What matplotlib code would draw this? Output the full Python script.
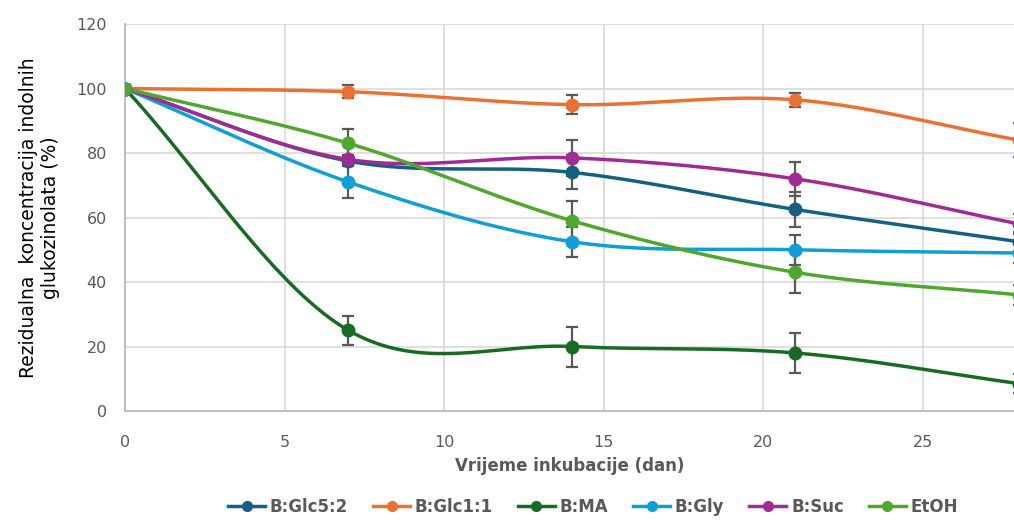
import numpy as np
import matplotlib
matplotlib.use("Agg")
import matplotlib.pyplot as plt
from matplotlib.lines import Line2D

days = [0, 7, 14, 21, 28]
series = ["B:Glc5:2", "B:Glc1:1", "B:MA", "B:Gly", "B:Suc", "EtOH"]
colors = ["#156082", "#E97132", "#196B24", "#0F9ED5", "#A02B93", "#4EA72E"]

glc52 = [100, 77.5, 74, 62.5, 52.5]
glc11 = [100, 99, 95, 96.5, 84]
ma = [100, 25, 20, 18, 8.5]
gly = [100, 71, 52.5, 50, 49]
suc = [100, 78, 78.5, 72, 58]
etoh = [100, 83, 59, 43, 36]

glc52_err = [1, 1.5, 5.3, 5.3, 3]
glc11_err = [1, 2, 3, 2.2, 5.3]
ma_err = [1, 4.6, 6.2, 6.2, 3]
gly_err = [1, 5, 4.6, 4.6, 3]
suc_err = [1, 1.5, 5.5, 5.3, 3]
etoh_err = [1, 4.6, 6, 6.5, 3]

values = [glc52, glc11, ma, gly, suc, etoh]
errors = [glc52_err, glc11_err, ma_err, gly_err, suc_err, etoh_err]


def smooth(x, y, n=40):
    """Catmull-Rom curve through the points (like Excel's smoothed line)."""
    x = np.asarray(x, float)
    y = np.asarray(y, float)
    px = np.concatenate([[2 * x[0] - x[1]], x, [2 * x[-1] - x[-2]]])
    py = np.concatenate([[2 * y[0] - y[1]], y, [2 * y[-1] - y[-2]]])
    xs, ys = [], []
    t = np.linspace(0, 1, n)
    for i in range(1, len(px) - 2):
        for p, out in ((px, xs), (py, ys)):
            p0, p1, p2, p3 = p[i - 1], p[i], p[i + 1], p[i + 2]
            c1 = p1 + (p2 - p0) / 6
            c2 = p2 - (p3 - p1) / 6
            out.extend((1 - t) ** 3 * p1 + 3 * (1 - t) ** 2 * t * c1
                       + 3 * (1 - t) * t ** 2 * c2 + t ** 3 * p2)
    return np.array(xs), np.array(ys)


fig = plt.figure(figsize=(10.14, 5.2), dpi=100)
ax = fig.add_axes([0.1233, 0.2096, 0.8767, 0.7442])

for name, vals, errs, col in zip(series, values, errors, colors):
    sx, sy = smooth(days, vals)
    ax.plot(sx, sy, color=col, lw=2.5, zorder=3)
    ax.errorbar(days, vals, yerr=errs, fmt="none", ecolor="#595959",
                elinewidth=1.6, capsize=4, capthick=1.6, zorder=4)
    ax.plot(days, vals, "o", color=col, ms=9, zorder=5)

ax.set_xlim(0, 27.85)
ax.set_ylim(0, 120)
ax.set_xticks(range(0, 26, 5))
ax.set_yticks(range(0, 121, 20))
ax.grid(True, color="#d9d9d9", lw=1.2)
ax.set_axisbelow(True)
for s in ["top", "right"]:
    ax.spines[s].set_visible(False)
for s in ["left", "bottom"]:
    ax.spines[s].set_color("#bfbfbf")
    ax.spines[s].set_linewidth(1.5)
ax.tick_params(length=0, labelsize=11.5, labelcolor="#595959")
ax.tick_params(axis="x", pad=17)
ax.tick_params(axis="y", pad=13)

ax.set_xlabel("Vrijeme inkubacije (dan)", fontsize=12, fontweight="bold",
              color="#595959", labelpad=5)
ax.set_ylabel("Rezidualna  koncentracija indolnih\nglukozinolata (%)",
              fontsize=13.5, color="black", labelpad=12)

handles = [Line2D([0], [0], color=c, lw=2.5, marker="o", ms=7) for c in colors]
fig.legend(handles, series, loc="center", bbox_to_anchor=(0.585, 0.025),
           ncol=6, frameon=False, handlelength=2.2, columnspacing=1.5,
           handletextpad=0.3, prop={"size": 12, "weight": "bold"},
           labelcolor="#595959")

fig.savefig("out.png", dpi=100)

■ ■ ■ ■ ■ ■ ■

### WHAT IS NEEDED
Give back exactly the lines from the first line of the data through the line with "from matplotlib.lines import Line2D", pictures excluded.

### SOLUTION BELOW
What matplotlib code would draw this? Output the full Python script.
import numpy as np
import matplotlib
matplotlib.use("Agg")
import matplotlib.pyplot as plt
from matplotlib.lines import Line2D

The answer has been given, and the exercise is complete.